US Sex Terrorists Above Filipino Law

As predicted, the US intends to fly off its 6 marines who brutally raped a Filipino woman in a van until she was unconscious and then threw her out of the vehicle onto the roadside.

President Arroyo has agreed to a US government proposal to hand over custody of the six rapists to the American military authority in Okinawa, Japan. Outraged by the typically arrogant and sneaky American manoeuvre to shield its military criminals, a Filipino lawyers' group warned Arroyo that permitting that would be against the Philippine Constitution.

The spokesman for the Committee for the Defence of Lawyers (Codal) said:

"President Gloria Macapagal Arroyo will be committing a culpable violation of the Constitution if she will allow the United States to continue exercising absolute custody over the six American servicemen accused of rape and their transfer to Okinawa, Japan."

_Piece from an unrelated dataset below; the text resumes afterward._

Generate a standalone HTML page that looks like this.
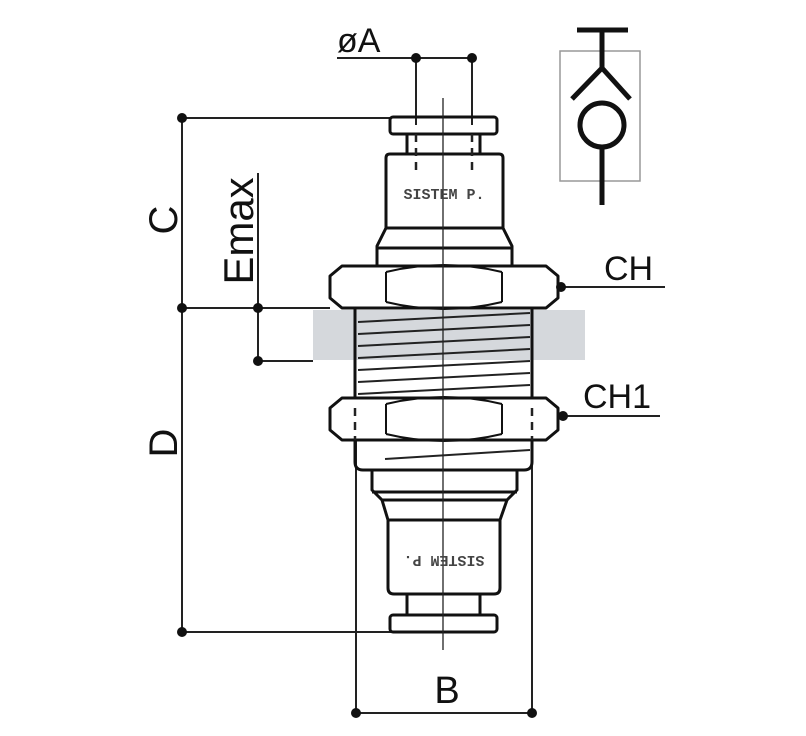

Elaborating, Codal said that under the Philippine Constitution, anyone who commits a crime in the Philippines cannot post bail nor be released on recognisance, when they commit a capital offence and when the evidence of guilt is strong. The President of the Philippines is required to defend the constitution. It said that if the Americans are found guilty by a Philippine court, those suspects shall be jailed in a Philippine prison. It added:

"Allowing the accused to remain in US custody whether here or abroad is releasing them on 'recognisance' to the US government, which is clearly not allowed under the Constitution."

A spokeman for the President said that under the Visiting Forces Agreement with the USA, the transfer is legal and obligatory. Malacanang Palace has refused to heed demands that the rape case be brought to a speedy trial, stressing it is for the prosecution (namely the government itself) to decide. But Filipinos have accused their own Department of Foreign Affairs and the US Embassy of colluding to create an escape route for the American rapists.

In Australia sometime ago, the Australian courts agreed to hand over two US service personnel to the US Navy on the American assurance that the US military courts would deal with their charges. The Aussies found out later that the US Navy reneged on that assurance and freed the 2 men without even considering the charges.

The Americans have an utter disrespect for the laws of other nations. It has always acted in a criminal manner in allowing its military personnel charged with crimes on foreign soils to escape without any legal accountability, from the horrendous war crimes like the My Lai massacre to the civil crime of manslaughter in causing the death of a dozen skiers at an Italian winter resort, or rapes in the Philippines, Korea and Okinawa, and drug & prostitution deals in South America and the Balkans. God knows what else they did in Thailand, Vietnam, Afghanistan, Iraq, and any unfortunate country their military personnel have plagued?

Related:
Sex Terrorists

1 comment:

  1. The argument is not about an assumed guilt. The argument is about the US arrogant disrespect for Filipino laws and sovereignty. Your very words seem to indicate a similar disrespect.

    The reason why this has been brought up by several newspapers is precisely because of that, plus the US military's notorious history of evasions of justice for crimes committed in foreign lands.

    Once in the US military's own backyard, those accused will never ever be charged, or in some exceptional high profile cases, where evasion was not possible, given only a light tap on their guilty wrists.

    Ever heard of Lt Calley and My Lai?